Tom Poje Posted May 10, 2005 Posted May 10, 2005 there are a number of possible problems with that scenario. 1. if one person quits from the db plan you fail min participation. 2. db = 16 ees and DC= 24 so the combined 'plan' is not primarily DB in character. that means, if cross testing comes into play the minimum allocation gateway would have to be provided. Unless you test on an allocation basis, but if you are only providing a minimal dc benefit that looks pretty grim. 3. ignoring the minimal allocation gateway lets look at an example. suppose the DB provided 3% accrual/year. rather simple, E-BAR=3% suppose the DC plan provides only 2% of comp. For a 51 year old at 8.5% interest rate assumption this means (I'll use comp = $20,000, but comp is pretty much irrelevant) contrib = 2% * 20,000 = 400 at NRA 65, ee has 14 years to retire so 400 * 1.085 ^ 14 = 1253.36 this is how much that contribution would grow to at age 65. (Lump sum) If you were to buy a life annuity (APR for 1983 IAF, 8.5% at age 65 = 115.39) so dividing this lump sum by the APR and multiplying by 12 (to produce an annual benefit) you have 1253.36 / 115.39 * 12 = 130.34 if you divide the annual benefit by comp you have the E-Bar 130.34 / 20000 = .65 this is way less than the DB benefit, so this person is not in the rate group of the HCE. not even close. without checking the numbers, I believe you wouldn't have anyone in the rate group until you get down to age 31 or so. you have 30 NHCEs out of 40, or 75% this means you have a midpoint of 33.75. thus, to pass nondiscrim classification you need 33.75% * 30 NHCE = 11. you have 6 from the DB so only need 5 from the DC. That looks promising, but you would also have to pass avg benefit % test. If you have a 401k, that looks promising, but if not you may have problems. and again, this doesn't adress the issue of providing the minimum allocation gateway. As an aside if you are wondering why I chose the numbers I did, I happen to be working on an illustration for an ASPPA talk, and I happen to have the numbers handy. the .65 is the magic 'extra' amount that can be tacked on if you impute disparity. Thus, if you provide a 3% SHNEC and a 2% profit sharing you meet the minimum allocation gateway at 5%. You are not allowed to impute disparity of the safe harbor portion, so this was merely an illustration to show approximately at what age imputing disparity kicks into full effect in a safe harbor 401k plan.

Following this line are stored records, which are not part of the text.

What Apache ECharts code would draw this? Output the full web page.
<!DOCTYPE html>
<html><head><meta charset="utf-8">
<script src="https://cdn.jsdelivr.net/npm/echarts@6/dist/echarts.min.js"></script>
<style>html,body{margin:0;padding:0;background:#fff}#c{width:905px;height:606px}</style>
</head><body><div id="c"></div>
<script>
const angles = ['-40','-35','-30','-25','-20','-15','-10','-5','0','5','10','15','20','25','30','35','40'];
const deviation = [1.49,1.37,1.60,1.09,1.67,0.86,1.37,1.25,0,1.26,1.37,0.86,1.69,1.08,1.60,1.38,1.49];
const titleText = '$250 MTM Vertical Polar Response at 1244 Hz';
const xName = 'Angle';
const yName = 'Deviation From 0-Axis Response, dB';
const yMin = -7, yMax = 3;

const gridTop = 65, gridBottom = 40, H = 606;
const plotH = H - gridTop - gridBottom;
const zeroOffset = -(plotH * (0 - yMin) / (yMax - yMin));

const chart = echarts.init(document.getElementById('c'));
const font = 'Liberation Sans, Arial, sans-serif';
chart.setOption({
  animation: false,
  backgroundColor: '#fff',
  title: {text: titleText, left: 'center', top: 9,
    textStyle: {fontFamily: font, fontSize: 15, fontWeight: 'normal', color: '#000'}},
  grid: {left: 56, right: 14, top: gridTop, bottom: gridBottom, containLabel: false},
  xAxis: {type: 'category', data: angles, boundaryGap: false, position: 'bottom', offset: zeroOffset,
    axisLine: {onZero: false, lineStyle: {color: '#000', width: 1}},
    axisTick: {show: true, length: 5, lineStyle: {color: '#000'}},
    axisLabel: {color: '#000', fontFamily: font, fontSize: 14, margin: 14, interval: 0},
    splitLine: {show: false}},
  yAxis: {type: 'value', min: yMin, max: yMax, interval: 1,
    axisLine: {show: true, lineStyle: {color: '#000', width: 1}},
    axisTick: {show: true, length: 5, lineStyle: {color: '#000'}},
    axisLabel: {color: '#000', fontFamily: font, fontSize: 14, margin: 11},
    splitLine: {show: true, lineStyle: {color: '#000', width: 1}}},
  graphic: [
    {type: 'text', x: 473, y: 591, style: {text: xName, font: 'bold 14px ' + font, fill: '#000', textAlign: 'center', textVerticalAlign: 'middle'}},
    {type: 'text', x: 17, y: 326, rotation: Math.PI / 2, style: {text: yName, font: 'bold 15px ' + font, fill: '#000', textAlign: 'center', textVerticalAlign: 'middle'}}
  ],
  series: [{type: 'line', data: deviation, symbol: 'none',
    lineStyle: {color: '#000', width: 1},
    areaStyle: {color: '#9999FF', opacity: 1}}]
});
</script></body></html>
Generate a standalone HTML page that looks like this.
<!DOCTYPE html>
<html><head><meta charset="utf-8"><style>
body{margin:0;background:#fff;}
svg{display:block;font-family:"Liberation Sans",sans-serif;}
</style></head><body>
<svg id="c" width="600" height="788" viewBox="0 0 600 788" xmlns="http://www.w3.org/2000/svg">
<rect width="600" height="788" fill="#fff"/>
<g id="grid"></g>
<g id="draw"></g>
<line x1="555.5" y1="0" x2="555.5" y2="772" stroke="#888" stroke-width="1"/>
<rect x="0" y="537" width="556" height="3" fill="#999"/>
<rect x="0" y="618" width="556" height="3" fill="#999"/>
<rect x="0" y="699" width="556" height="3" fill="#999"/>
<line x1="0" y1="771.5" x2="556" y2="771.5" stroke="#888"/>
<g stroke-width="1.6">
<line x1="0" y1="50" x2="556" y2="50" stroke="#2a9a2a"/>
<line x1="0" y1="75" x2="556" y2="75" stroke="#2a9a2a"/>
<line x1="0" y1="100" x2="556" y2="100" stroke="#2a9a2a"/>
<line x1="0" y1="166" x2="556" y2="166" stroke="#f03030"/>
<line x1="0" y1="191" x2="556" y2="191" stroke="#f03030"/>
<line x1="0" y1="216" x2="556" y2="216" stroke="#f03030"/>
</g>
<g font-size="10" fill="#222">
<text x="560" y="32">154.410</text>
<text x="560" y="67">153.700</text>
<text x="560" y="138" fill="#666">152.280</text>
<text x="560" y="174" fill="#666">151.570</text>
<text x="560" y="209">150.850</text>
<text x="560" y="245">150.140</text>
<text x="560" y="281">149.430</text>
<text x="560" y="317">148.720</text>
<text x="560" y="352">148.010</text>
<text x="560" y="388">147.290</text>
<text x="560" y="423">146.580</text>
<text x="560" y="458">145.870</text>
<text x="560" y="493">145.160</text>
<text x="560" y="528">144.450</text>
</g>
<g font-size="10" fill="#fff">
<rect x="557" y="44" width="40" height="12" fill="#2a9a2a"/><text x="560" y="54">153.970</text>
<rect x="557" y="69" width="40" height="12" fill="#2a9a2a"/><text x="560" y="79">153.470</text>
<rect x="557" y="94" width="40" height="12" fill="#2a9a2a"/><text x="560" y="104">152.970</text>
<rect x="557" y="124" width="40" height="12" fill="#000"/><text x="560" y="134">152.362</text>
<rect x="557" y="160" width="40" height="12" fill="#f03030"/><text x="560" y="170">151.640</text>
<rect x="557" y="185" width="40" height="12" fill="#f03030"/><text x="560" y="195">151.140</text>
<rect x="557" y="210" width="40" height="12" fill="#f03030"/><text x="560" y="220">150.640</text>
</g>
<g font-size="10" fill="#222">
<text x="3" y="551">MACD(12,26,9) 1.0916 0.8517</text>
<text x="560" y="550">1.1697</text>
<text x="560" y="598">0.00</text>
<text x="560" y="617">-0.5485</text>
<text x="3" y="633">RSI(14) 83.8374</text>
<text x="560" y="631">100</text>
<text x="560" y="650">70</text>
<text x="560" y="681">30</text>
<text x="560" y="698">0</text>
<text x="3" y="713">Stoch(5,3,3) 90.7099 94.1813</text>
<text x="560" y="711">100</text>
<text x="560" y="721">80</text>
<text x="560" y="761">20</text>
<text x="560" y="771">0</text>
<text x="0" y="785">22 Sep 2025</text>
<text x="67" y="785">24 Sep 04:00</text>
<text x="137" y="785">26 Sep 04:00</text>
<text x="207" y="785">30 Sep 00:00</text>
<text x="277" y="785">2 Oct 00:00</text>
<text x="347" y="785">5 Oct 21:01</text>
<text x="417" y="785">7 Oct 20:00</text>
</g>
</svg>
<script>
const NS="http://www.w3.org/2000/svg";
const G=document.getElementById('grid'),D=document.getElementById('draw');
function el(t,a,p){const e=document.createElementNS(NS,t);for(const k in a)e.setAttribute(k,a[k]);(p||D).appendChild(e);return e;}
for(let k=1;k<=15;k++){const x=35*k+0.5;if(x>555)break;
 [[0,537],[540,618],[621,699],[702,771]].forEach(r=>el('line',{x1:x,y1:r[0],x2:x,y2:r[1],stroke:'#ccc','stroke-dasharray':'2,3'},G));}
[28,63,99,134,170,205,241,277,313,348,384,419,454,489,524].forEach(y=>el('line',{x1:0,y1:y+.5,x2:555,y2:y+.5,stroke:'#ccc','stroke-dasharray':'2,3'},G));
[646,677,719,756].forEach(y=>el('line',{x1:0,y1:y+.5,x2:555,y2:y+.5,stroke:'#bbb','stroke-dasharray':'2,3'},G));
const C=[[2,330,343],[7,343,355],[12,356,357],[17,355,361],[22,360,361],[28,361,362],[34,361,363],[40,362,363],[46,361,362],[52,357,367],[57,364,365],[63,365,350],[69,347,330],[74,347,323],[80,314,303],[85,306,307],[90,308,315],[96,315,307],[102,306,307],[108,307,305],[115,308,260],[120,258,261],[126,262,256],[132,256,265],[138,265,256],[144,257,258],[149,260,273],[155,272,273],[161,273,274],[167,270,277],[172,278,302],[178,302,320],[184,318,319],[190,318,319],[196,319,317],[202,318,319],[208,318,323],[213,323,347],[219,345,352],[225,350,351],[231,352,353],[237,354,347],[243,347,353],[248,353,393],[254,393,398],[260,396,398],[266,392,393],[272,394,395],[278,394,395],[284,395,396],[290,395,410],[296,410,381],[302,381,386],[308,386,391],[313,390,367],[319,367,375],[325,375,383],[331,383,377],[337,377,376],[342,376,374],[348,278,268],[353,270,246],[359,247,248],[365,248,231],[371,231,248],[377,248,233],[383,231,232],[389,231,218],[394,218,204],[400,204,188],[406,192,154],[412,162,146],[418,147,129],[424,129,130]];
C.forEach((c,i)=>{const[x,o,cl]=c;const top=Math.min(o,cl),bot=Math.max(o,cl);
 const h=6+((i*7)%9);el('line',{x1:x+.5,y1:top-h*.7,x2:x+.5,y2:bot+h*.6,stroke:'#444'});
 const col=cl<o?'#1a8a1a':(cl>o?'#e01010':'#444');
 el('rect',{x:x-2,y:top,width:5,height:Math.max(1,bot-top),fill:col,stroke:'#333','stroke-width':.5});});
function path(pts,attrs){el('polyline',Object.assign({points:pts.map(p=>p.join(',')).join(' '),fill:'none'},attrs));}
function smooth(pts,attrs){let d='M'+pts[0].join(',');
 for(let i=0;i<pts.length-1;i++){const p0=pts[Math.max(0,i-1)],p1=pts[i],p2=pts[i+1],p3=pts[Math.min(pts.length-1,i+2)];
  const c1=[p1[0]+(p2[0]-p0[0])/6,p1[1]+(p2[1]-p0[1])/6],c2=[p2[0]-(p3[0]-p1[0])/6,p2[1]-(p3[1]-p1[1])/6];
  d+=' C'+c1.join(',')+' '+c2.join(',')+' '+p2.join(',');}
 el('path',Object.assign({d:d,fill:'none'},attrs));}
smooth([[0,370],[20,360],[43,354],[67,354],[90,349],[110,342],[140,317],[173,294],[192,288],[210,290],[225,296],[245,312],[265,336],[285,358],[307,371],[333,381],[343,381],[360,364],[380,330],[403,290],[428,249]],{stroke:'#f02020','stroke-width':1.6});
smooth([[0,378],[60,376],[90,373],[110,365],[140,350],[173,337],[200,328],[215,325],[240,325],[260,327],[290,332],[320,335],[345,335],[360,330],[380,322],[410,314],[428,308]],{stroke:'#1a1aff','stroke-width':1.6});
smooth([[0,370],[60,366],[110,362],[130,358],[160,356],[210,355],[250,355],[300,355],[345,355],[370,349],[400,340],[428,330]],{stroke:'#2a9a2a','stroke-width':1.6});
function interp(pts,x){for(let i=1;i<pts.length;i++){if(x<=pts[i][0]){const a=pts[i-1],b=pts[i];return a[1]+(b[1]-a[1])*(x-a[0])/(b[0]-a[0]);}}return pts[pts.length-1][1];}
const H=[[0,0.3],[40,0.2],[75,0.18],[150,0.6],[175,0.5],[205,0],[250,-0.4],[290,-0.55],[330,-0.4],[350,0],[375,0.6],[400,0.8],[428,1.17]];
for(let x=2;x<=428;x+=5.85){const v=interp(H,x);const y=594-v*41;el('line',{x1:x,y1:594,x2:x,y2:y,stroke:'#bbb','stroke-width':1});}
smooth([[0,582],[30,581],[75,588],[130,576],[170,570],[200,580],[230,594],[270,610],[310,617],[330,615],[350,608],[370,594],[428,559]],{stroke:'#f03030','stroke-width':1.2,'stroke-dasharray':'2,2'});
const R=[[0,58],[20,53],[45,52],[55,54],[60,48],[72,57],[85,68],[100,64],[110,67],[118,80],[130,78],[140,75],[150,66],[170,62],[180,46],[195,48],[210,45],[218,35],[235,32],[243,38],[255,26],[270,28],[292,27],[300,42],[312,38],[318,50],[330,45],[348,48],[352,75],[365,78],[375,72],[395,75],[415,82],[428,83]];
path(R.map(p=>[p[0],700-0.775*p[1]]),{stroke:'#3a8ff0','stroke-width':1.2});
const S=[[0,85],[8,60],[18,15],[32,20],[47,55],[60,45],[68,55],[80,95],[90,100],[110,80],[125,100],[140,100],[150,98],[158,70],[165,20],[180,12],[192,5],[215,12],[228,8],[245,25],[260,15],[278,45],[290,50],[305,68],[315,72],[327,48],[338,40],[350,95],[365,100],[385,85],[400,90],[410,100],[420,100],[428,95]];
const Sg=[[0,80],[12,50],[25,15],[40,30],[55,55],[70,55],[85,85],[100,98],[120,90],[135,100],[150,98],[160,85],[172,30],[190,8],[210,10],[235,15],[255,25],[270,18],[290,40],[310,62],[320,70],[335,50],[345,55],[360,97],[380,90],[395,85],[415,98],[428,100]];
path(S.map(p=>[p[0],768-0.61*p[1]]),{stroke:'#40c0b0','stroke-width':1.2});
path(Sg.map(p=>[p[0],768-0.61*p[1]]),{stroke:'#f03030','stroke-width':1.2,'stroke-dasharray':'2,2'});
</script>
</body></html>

Blinky the 3-eyed Fish Posted May 10, 2005 Posted May 10, 2005 LIBOR = litespeed? Anyway, I hope Tom's post may have cleared some things up because your last post shows a little uncertainty. For coverage this could be very easy to pass since you are aggregating the plans. You could give $1 to everyone in the PS plan and a huge benefit to everyone in the DB plan and this would pass coverage testing at 100% as everyone would benefit. But as pax said, you now have nondiscrimination concerns under 401(a)(4) because the level of benefits does not meet any safe harbor. That is why you certainly cannot have a "very minimal" profit sharing plan as Tom explains. General testing a DB plan and a DC plan is an advanced concept that requires a thorough knowledge of general testing as it specifically relates to DB plans. Having the plans administered by two separate parties adds to the difficulty. Good luck. "What's in the big salad?" "Big lettuce, big carrots, tomatoes like volleyballs."
ubermax Posted May 11, 2005 Posted May 11, 2005 Thanks all !!! and yes , Blinky litespeed=LIBOR -----home & work pseudos ---- I do a lot of road biking and I ride a Litespeed , made in Tennesee -- very light ---and the London Interbank Rate ( LIBOR) sounded good at the time !!!